Devastated by an earthquake in 526 C.E., as well as by fires, plagues and invasions by Persians, Antioch survived only in memory through ancient written accounts until the 1930s, when excavations revealed a wealth of finds from the private houses of its inhabitants, including a large cache of floor mosaics. In addition, archaeologists found several churches, a stadium, a circus, a theater, and several baths. This catalog displays and describes the excavated artifacts--mosaics, sculpture, glass, metalwork, coins--within their architectural and cultural contexts, thereby evoking the street life as well as the domestic lives of Antioch's citizens. Among the treasures are the mosaics The Drinking Contest between Dionysos and Herakles and The Judgment of Paris, the Antioch chalice, gold jewelry from Syria, bronze tyche figurines, and mosaics of river and sea deities. Antioch emerges as a compelling model of a melting-pot city, one that challenges our own notions of civic community and diversity.

The contributors are Susan Boyd, Bernadette Brooten, John J. Dobbins, Anna Gonosova, Susan Ashbrook Harvey, Florent Heintz, Sandra Knudsen, Christine Kondoleon, Michael Maas, William Metcalf, James Russell, Sarolta Takacs, Cornelius Vermeule III, and Fikret Yegul. [from Amazon.com, 19 November 2006]

Reviewers

"
A serious attempt is made to set the mosaics in their architectural context. . . ."--New York Review of Books [from Amazon.com, 19 November 2006]

"[An] excellent catalog, creating, in effect, a handsomely illustrated memoir of ancient Antioch, once lost and now found again."--Choice [from Amazon.com, 19 November 2006]

"[Not a] mere exhibition catalog... [, but also a] standard text on the art and culture of an ancient civilization."--Lamia Doumato, Art Documentation [from Amazon.com,19 November 2006].


About the Author

Christine Kondoleon was Curator of Greek and Roman Art at the Worcester Art Museum at the time of the Antioch exhibit. She is currently the George D. & Margo Behrakis Curator of Greek and Roman Art at the Boston Museum of Fine Arts. Her books include Domestic and Divine: Roman Mosaics in the House of Dionysus and, with Anna Gonosova, Art of Late Rome and Byzantium in the Virginia Museum of Fine Arts.
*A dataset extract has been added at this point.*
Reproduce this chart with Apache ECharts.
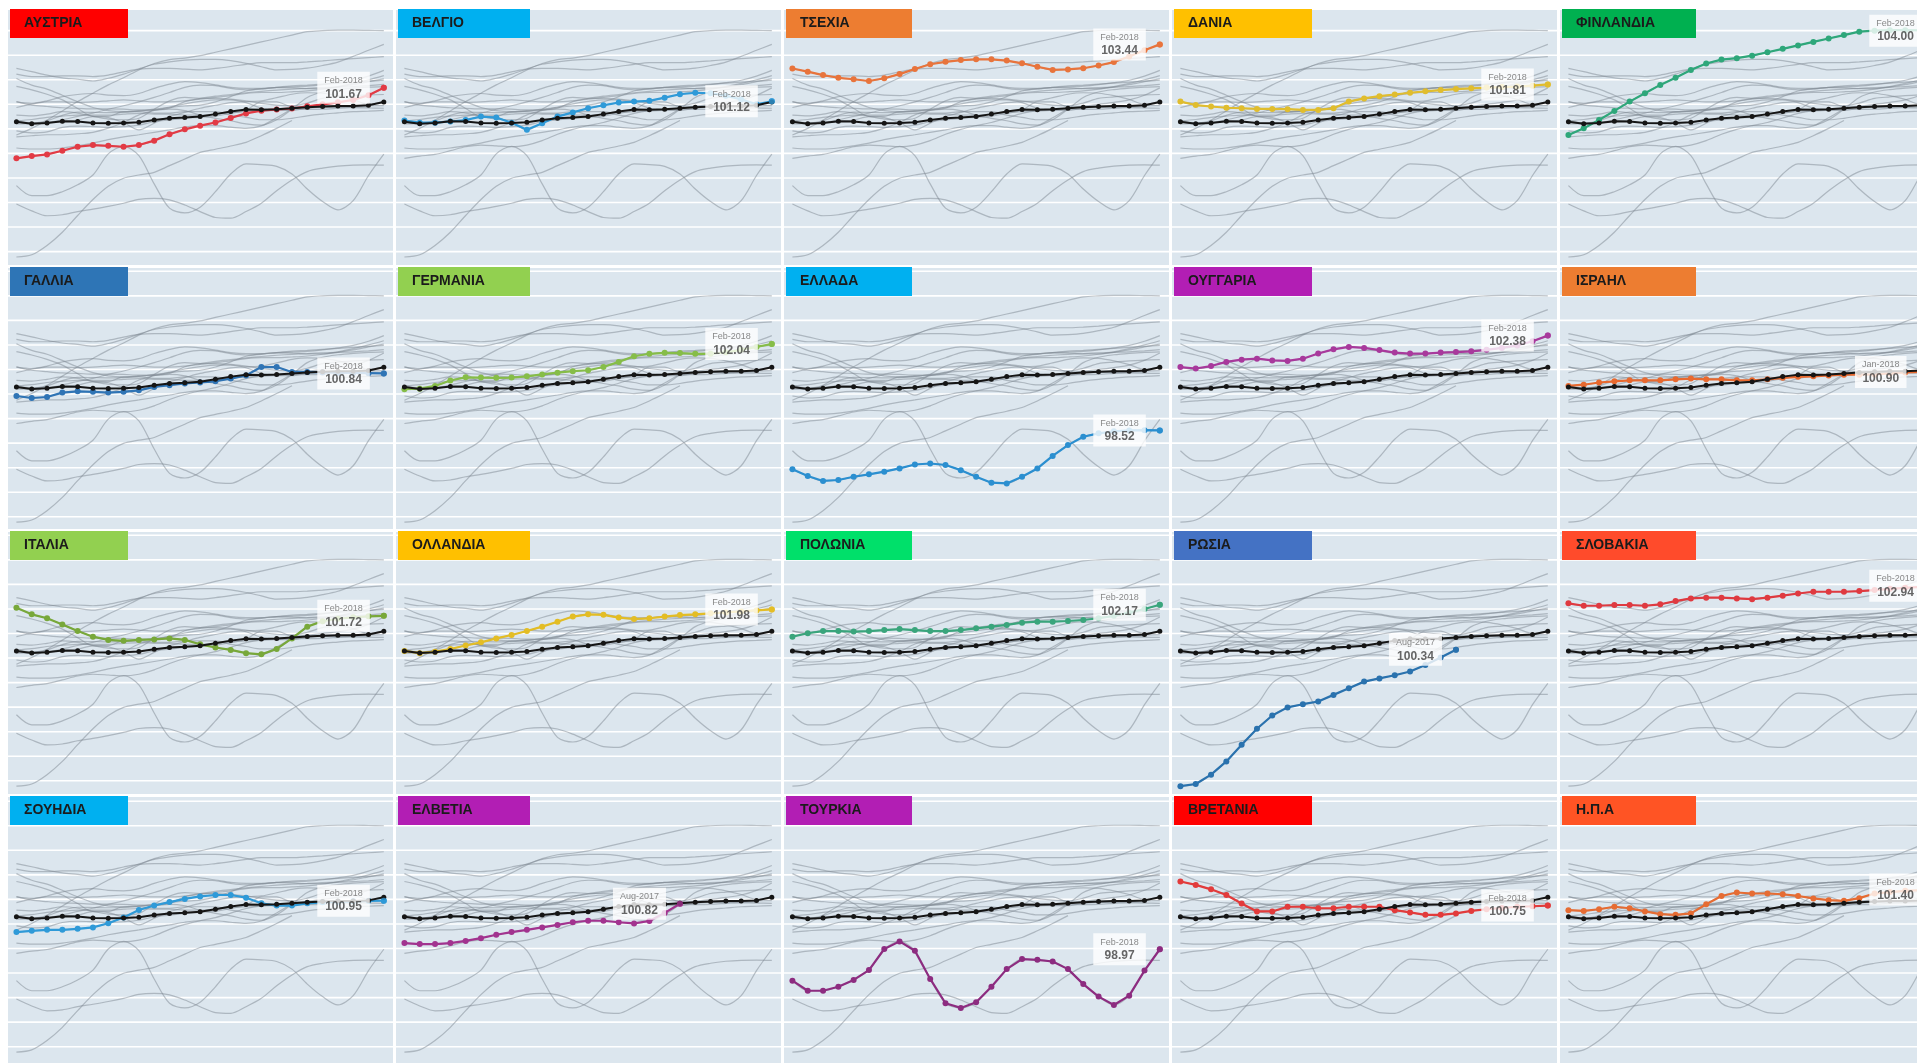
<!DOCTYPE html>
<html><head><meta charset="utf-8">
<script src="https://cdn.jsdelivr.net/npm/echarts@6/dist/echarts.min.js"></script>
<style>html,body{margin:0;padding:0;background:#fff;overflow:hidden;width:1917px;height:1063px}#c{width:1960px;height:1063px}</style>
</head><body><div id="c"></div>
<script>
const months = ['Feb-2016','Mar-2016','Apr-2016','May-2016','Jun-2016','Jul-2016','Aug-2016','Sep-2016','Oct-2016','Nov-2016','Dec-2016','Jan-2017','Feb-2017','Mar-2017','Apr-2017','May-2017','Jun-2017','Jul-2017','Aug-2017','Sep-2017','Oct-2017','Nov-2017','Dec-2017','Jan-2018','Feb-2018'];

const countries = ['ΑΥΣΤΡΙΑ','ΒΕΛΓΙΟ','ΤΣΕΧΙΑ','ΔΑΝΙΑ','ΦΙΝΛΑΝΔΙΑ','ΓΑΛΛΙΑ','ΓΕΡΜΑΝΙΑ','ΕΛΛΑΔΑ','ΟΥΓΓΑΡΙΑ','ΙΣΡΑΗΛ','ΙΤΑΛΙΑ','ΟΛΛΑΝΔΙΑ','ΠΟΛΩΝΙΑ','ΡΩΣΙΑ','ΣΛΟΒΑΚΙΑ','ΣΟΥΗΔΙΑ','ΕΛΒΕΤΙΑ','ΤΟΥΡΚΙΑ','ΒΡΕΤΑΝΙΑ','Η.Π.Α'];

const average = [100.29,100.21,100.24,100.31,100.30,100.24,100.23,100.24,100.27,100.36,100.43,100.46,100.50,100.60,100.71,100.79,100.78,100.80,100.84,100.88,100.91,100.93,100.93,100.96,101.09];

const AUT = [98.80,98.89,98.96,99.11,99.27,99.34,99.31,99.27,99.34,99.52,99.78,99.98,100.13,100.26,100.44,100.63,100.74,100.79,100.83,100.92,101.00,101.08,101.18,101.37,101.67];
const BEL = [100.34,100.25,100.25,100.30,100.36,100.50,100.46,100.25,99.96,100.23,100.50,100.67,100.84,100.96,101.07,101.11,101.14,101.27,101.41,101.47,101.45,101.35,101.20,101.00,101.12];
const CZE = [102.46,102.33,102.19,102.08,102.02,101.95,102.06,102.23,102.44,102.63,102.73,102.80,102.83,102.83,102.78,102.67,102.53,102.40,102.42,102.47,102.58,102.72,102.95,103.20,103.44];
const DNK = [101.11,100.97,100.91,100.86,100.84,100.81,100.81,100.80,100.77,100.77,100.84,101.11,101.24,101.33,101.40,101.47,101.53,101.58,101.62,101.65,101.68,101.70,101.72,101.76,101.81];
const FIN = [99.75,100.02,100.36,100.73,101.11,101.45,101.79,102.08,102.40,102.66,102.82,102.88,102.98,103.12,103.26,103.40,103.54,103.68,103.82,103.96,104.00,104.02,104.02,104.01,104.00];
const FRA = [99.92,99.84,99.88,100.06,100.11,100.09,100.06,100.09,100.15,100.29,100.36,100.43,100.47,100.52,100.63,100.76,101.10,101.10,100.90,100.90,100.88,100.87,100.86,100.85,100.84];
const DEU = [100.20,100.22,100.33,100.55,100.68,100.67,100.66,100.67,100.72,100.80,100.87,100.93,100.97,101.10,101.31,101.54,101.64,101.68,101.67,101.64,101.64,101.70,101.80,101.92,102.04];
const GRC = [96.94,96.66,96.46,96.50,96.63,96.73,96.84,96.97,97.13,97.17,97.11,96.90,96.63,96.39,96.36,96.63,96.97,97.48,97.92,98.26,98.40,98.48,98.52,98.53,98.52];
const HUN = [101.10,101.04,101.14,101.31,101.40,101.44,101.37,101.35,101.44,101.65,101.82,101.92,101.88,101.79,101.69,101.65,101.65,101.69,101.71,101.74,101.80,101.88,101.98,102.15,102.38];
const ISR = [100.33,100.38,100.47,100.52,100.56,100.56,100.56,100.60,100.63,100.60,100.60,100.56,100.56,100.60,100.66,100.70,100.72,100.76,100.79,100.79,100.80,100.84,100.88,100.90,null];
const ITA = [102.05,101.78,101.62,101.37,101.10,100.87,100.74,100.70,100.74,100.76,100.80,100.74,100.56,100.43,100.33,100.20,100.15,100.37,100.80,101.28,101.50,101.60,101.66,101.70,101.72];
const NLD = [100.29,100.20,100.26,100.37,100.51,100.64,100.80,100.94,101.10,101.28,101.48,101.69,101.78,101.76,101.65,101.59,101.62,101.69,101.75,101.78,101.82,101.86,101.90,101.94,101.98];
const POL = [100.87,101.01,101.10,101.10,101.08,101.10,101.14,101.18,101.14,101.10,101.10,101.14,101.21,101.28,101.35,101.44,101.48,101.48,101.51,101.55,101.62,101.72,101.85,102.00,102.17];
const RUS = [94.78,94.87,95.25,95.79,96.47,97.12,97.66,97.99,98.12,98.23,98.50,98.77,99.04,99.17,99.30,99.45,99.72,100.02,100.34,null,null,null,null,null,null];
const SVK = [102.23,102.13,102.13,102.16,102.16,102.13,102.19,102.32,102.43,102.46,102.46,102.43,102.40,102.46,102.54,102.63,102.70,102.70,102.70,102.73,102.77,102.82,102.86,102.90,102.94];
const SWE = [99.67,99.72,99.76,99.76,99.80,99.86,100.03,100.26,100.57,100.75,100.89,101.02,101.12,101.18,101.18,101.07,100.84,100.75,100.75,100.84,100.88,100.90,100.92,100.94,100.95];
const CHE = [99.22,99.18,99.18,99.22,99.31,99.42,99.56,99.67,99.76,99.86,99.96,100.07,100.13,100.13,100.07,100.02,100.12,100.45,100.82,null,null,null,null,null,null];
const TUR = [97.69,97.28,97.28,97.44,97.72,98.12,98.98,99.29,98.91,97.76,96.77,96.58,96.81,97.44,98.16,98.57,98.54,98.47,98.16,97.55,97.04,96.70,97.08,98.10,98.97];
const GBR = [101.73,101.59,101.41,101.18,100.83,100.51,100.51,100.70,100.70,100.64,100.64,100.70,100.70,100.70,100.56,100.47,100.37,100.37,100.43,100.53,100.60,100.65,100.70,100.72,100.75];
const USA = [100.56,100.53,100.60,100.70,100.64,100.51,100.40,100.37,100.43,100.80,101.14,101.28,101.24,101.24,101.21,101.14,101.04,100.97,100.94,101.05,101.24,101.30,101.35,101.38,101.40];

const countryValues = [AUT,BEL,CZE,DNK,FIN,FRA,DEU,GRC,HUN,ISR,ITA,NLD,POL,RUS,SVK,SWE,CHE,TUR,GBR,USA];
const gridLevels = [94,95,96,97,98,99,100,101,102,103,104,105];

const titleColors = ['#ff0000','#00b0f0','#ed7d31','#ffc000','#00b050','#2e75b6','#92d050','#00b0f0','#b21eb4','#ed7d31','#92d050','#ffc000','#00e06a','#4472c4','#ff4b2b','#00b0f0','#b21eb4','#b21eb4','#ff0000','#ff5424'];
const lineColors = ['#e23b45','#2f9ad8','#e8743c','#e0bd2e','#2ea77a','#2f74b5','#86bd48','#2b8fd0','#a8399c','#e8692f','#78a83a','#e3bd25','#3aa57c','#2a72ae','#df3a40','#2f9ad8','#a2338f','#8d2c80','#e23b3b','#e66c33'];

const colLeft = [8, 396, 784, 1172, 1560];
const panelW = 385;
const rowTop = [10, 268, 532, 797];
const rowBottom = [265, 529, 794, 1063];
const rowY101 = [104.3, 369.5, 633.5, 899.4];
const pxPerUnit = 24.55;
const titleW = [118, 132, 126, 138, 134];

const FONT = "'Liberation Sans Narrow','Liberation Sans',Arial,sans-serif";

const grids = [], xAxes = [], yAxes = [], series = [], graphics = [];

countries.forEach((name, k) => {
  const r = Math.floor(k / 5), c = k % 5;
  const top = rowTop[r], bottom = rowBottom[r];
  const yMax = 101 + (rowY101[r] - top) / pxPerUnit;
  const yMin = 101 - (bottom - rowY101[r]) / pxPerUnit;
  grids.push({left: colLeft[c], top: top, width: panelW, height: bottom - top, show: true, backgroundColor: '#dce6ee', borderWidth: 0, containLabel: false});
  xAxes.push({type: 'value', gridIndex: k, min: -0.55, max: 24.6, show: false});
  yAxes.push({type: 'value', gridIndex: k, min: yMin, max: yMax, show: false});

  series.push({
    type: 'custom', xAxisIndex: k, yAxisIndex: k, silent: true, z: 1,
    data: gridLevels.filter(v => v > yMin && v < yMax).map(v => [0, v]),
    renderItem: (params, api) => {
      const y = api.coord([0, api.value(1)])[1];
      const cs = params.coordSys;
      return {type: 'line', shape: {x1: cs.x, y1: y, x2: cs.x + cs.width, y2: y}, style: {stroke: '#ffffff', lineWidth: 1.6}};
    }
  });

  countryValues.forEach(vals => {
    series.push({
      type: 'line', xAxisIndex: k, yAxisIndex: k, silent: true, z: 2,
      data: vals.map((v, i) => [i, v]).filter(p => p[1] !== null),
      symbol: 'none', smooth: 0.3,
      lineStyle: {color: 'rgba(125,135,145,0.5)', width: 1.2}
    });
  });

  const vals = countryValues[k];
  const pts = vals.map((v, i) => [i, v]).filter(p => p[1] !== null);
  const last = pts[pts.length - 1];

  series.push({
    type: 'line', xAxisIndex: k, yAxisIndex: k, silent: true, z: 3,
    data: pts, symbol: 'circle', symbolSize: 6, showSymbol: true,
    lineStyle: {color: lineColors[k], width: 2.2},
    itemStyle: {color: lineColors[k]}
  });

  series.push({
    type: 'line', xAxisIndex: k, yAxisIndex: k, silent: true, z: 4,
    data: average.map((v, i) => [i, v]), symbol: 'circle', symbolSize: 5,
    lineStyle: {color: '#151515', width: 2},
    itemStyle: {color: '#151515'}
  });

  series.push({
    type: 'scatter', xAxisIndex: k, yAxisIndex: k, silent: true, z: 6,
    data: [last], symbolSize: 6,
    itemStyle: {color: lineColors[k]},
    label: {
      show: true, position: 'left', distance: 11,
      formatter: () => '{a|' + months[last[0]] + '}\n{b|' + last[1].toFixed(2) + '}',
      backgroundColor: '#ffffff', padding: [3, 7, 2, 7],
      rich: {
        a: {fontFamily: FONT, fontSize: 9, color: '#6b6b6b', lineHeight: 12, align: 'center'},
        b: {fontFamily: FONT, fontSize: 12, fontWeight: 'bold', color: '#404040', lineHeight: 15, align: 'center'}
      }
    }
  });

  graphics.push({
    type: 'rect', left: colLeft[c] + 2, top: top - 1, z: 100,
    shape: {width: titleW[c], height: 29}, style: {fill: titleColors[k]}
  });
  graphics.push({
    type: 'text', left: colLeft[c] + 16, top: top + 6, z: 101,
    style: {text: name, fill: '#1b1b1b', font: "bold 14px " + FONT}
  });
});

const chart = echarts.init(document.getElementById('c'), null, {renderer: 'canvas'});
chart.setOption({
  animation: false,
  backgroundColor: '#ffffff',
  grid: grids, xAxis: xAxes, yAxis: yAxes, series: series, graphic: graphics
});
</script></body></html>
Kondoleon is the coeditor, with Bettina Bergmann, of The Art of Ancient Spectacle.  Most recently, she has produced the catalogue with John Herrmann Jr. for the ancient Greek athletics exhibition at MFA, Games for the Gods: The Greek Athlete and the Olympic Olympic Spirit. She has been a distinguished lecturer at the University of New Hampshire for the John C. Rouman Classical Lecture Series, delivering the twelfth lecture in October 2006: "From House to Church: Charting the Course of Artistic Transformations in Early Byzantine Art."